Treasuring Time

This week, after a lunch meeting at Whistlestop Café, I had some time before I had some duties at church.  As I took the time to leisurely stroll downtown Columbus, I thought about how I would have once described this activity as “killing time” or “wasting time,” phrases I intend never to use again.  I treasured that bit of time, with no expectation except to enjoy it.

As I age, I appreciate time in a way I never did before.  This is both asset and liability as I currently experience it.  I am more likely to allow myself to simply sit reading or thinking about nothing in particular or watching the photos scroll through my Skylight.  Yet I can veer to a sense of “time urgency” in which I make myself anxious about how much I want to accomplish and how my allotted years are much nearer the end than the beginning. 

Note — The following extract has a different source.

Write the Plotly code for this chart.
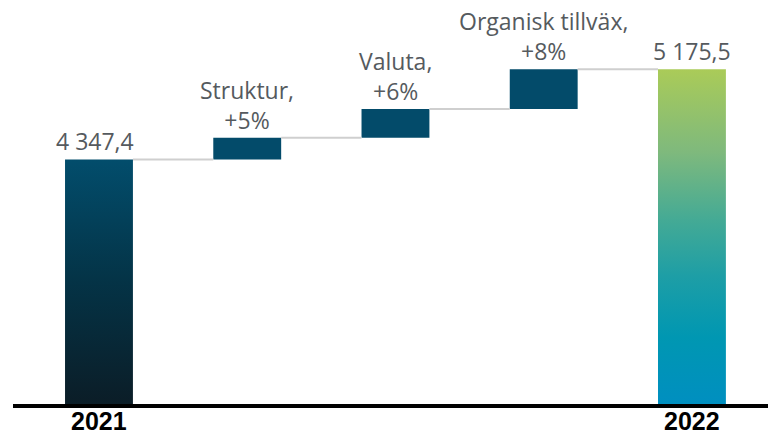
import plotly.graph_objects as go

# ---- data ----
categories = ["2021", "Struktur", "Valuta", "Organisk tillväx", "2022"]
start_value = 4347.4
end_value = 5175.5
delta_values = [200.0, 264.0, 364.1]
delta_labels = ["Struktur,<br>+5%", "Valuta,<br>+6%", "Organisk tillväx,<br>+8%"]
tick_labels = ["2021", "2022"]

# ---- style ----
AXIS_MIN = 2102
AXIS_MAX = 5812
HALF_W = 0.229
DELTA_COLOR = "#034b6a"
GRAD_2021 = [[0, "#0b1d27"], [0.5, "#043346"], [1, "#024d6c"]]
GRAD_2022 = [[0, "#008fc0"], [0.2, "#0097b2"], [0.38, "#1d9ea6"], [0.55, "#44aa95"],
             [0.75, "#7eb97d"], [1, "#aacb58"]]
LABEL_FONT = dict(family="Open Sans, Arial, sans-serif", size=23, color="#555a5e")
TICK_FONT = dict(family="Liberation Sans, Arial, sans-serif", size=25, color="black", weight="bold")

def fmt(v):
    s = f"{v:,.1f}"
    return s.replace(",", "X").replace(".", ",").replace("X", " ")

fig = go.Figure()

xs = list(range(len(categories)))

levels = [start_value]
for d in delta_values:
    levels.append(levels[-1] + d)

# connectors
for i in range(len(xs) - 1):
    lvl = levels[i] if i < len(levels) else levels[-1]
    fig.add_trace(go.Scatter(
        x=[xs[i] + HALF_W, xs[i + 1] - HALF_W], y=[lvl, lvl],
        mode="lines", line=dict(color="#cfcfcf", width=2),
        hoverinfo="skip", showlegend=False, cliponaxis=False))

def grad_bar(xc, top, scale):
    fig.add_trace(go.Scatter(
        x=[xc - HALF_W, xc + HALF_W, xc + HALF_W, xc - HALF_W, xc - HALF_W],
        y=[AXIS_MIN, AXIS_MIN, top, top, AXIS_MIN],
        mode="lines", line=dict(width=0), fill="toself",
        fillgradient=dict(type="vertical", colorscale=scale, start=AXIS_MIN, stop=top),
        hoverinfo="skip", showlegend=False))

grad_bar(xs[0], start_value, GRAD_2021)
grad_bar(xs[-1], end_value, GRAD_2022)

fig.add_trace(go.Bar(
    x=xs[1:4], y=delta_values, base=levels[:3], width=2 * HALF_W,
    marker=dict(color=DELTA_COLOR, line=dict(width=0)),
    hoverinfo="skip", showlegend=False))

fig.add_annotation(x=xs[0], y=start_value, text=fmt(start_value), showarrow=False,
                   yanchor="bottom", yshift=0, font=LABEL_FONT, xshift=-4)
fig.add_annotation(x=xs[-1], y=end_value, text=fmt(end_value), showarrow=False,
                   yanchor="bottom", yshift=0, font=LABEL_FONT)
for i, txt in enumerate(delta_labels):
    fig.add_annotation(x=xs[i + 1], y=levels[i + 1], text=txt, showarrow=False,
                       yanchor="bottom", yshift=0, font=LABEL_FONT)

# category labels under the axis
for xv, lab in zip([xs[0], xs[-1]], tick_labels):
    fig.add_annotation(x=xv, y=0, yref="paper", text=lab, showarrow=False,
                       yanchor="top", yshift=-2, borderpad=0, font=TICK_FONT)

fig.update_layout(
    width=768, height=436,
    margin=dict(l=13, r=0, t=0, b=32, autoexpand=False),
    paper_bgcolor="white", plot_bgcolor="white",
    xaxis=dict(range=[-0.58, 4.513], showgrid=False, zeroline=False, automargin=False,
               showline=True, linecolor="black", linewidth=4,
               showticklabels=False, ticks=""),
    yaxis=dict(range=[AXIS_MIN, AXIS_MAX], visible=False, automargin=False),
)

fig.write_html("out.html")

In a Psychology Today article* I came across, the author notes that this sense of urgency about time is a uniquely modern concern.  Until the installing of medieval clocktowers, people never really knew what time it was. There was a lot of variation in how each community designated time, which eventually created problems when railways came into being and a predictable schedule became important. Thus, the British began the use of Greenwich Mean time in 1847, referred to as “railway time.” Later, the United States adopted a similar plan. With the advent of industrialization, factories needed folks to get to work on time and to work productively during the hours of their shift.  Over time, one constraint has piled on another, setting the stage for “time urgency.”

Perhaps the challenge for me, maybe for others, too, is to focus on the gift of time I am allowed.  By that approach, I am not driven; but I value each moment, treasuring it in such a way that whether working to achieve a goal, or simply enjoying the pleasure of a quiet moment, I am immersed in the awareness of the present. 

May we be bearers of hope, the “wait staff” of Hope’s Café for each other and all those we encounter.  Shalom, Kate

Hope’s Café Bonus:  “Yesterday is history. Tomorrow is a mystery. But today is a gift. That’s why it’s called the present.”—quote has been attributed to multiple people. 

*Refer to: Psychology Today article February 17,2021, “Time Urgency and the Pace of Life.”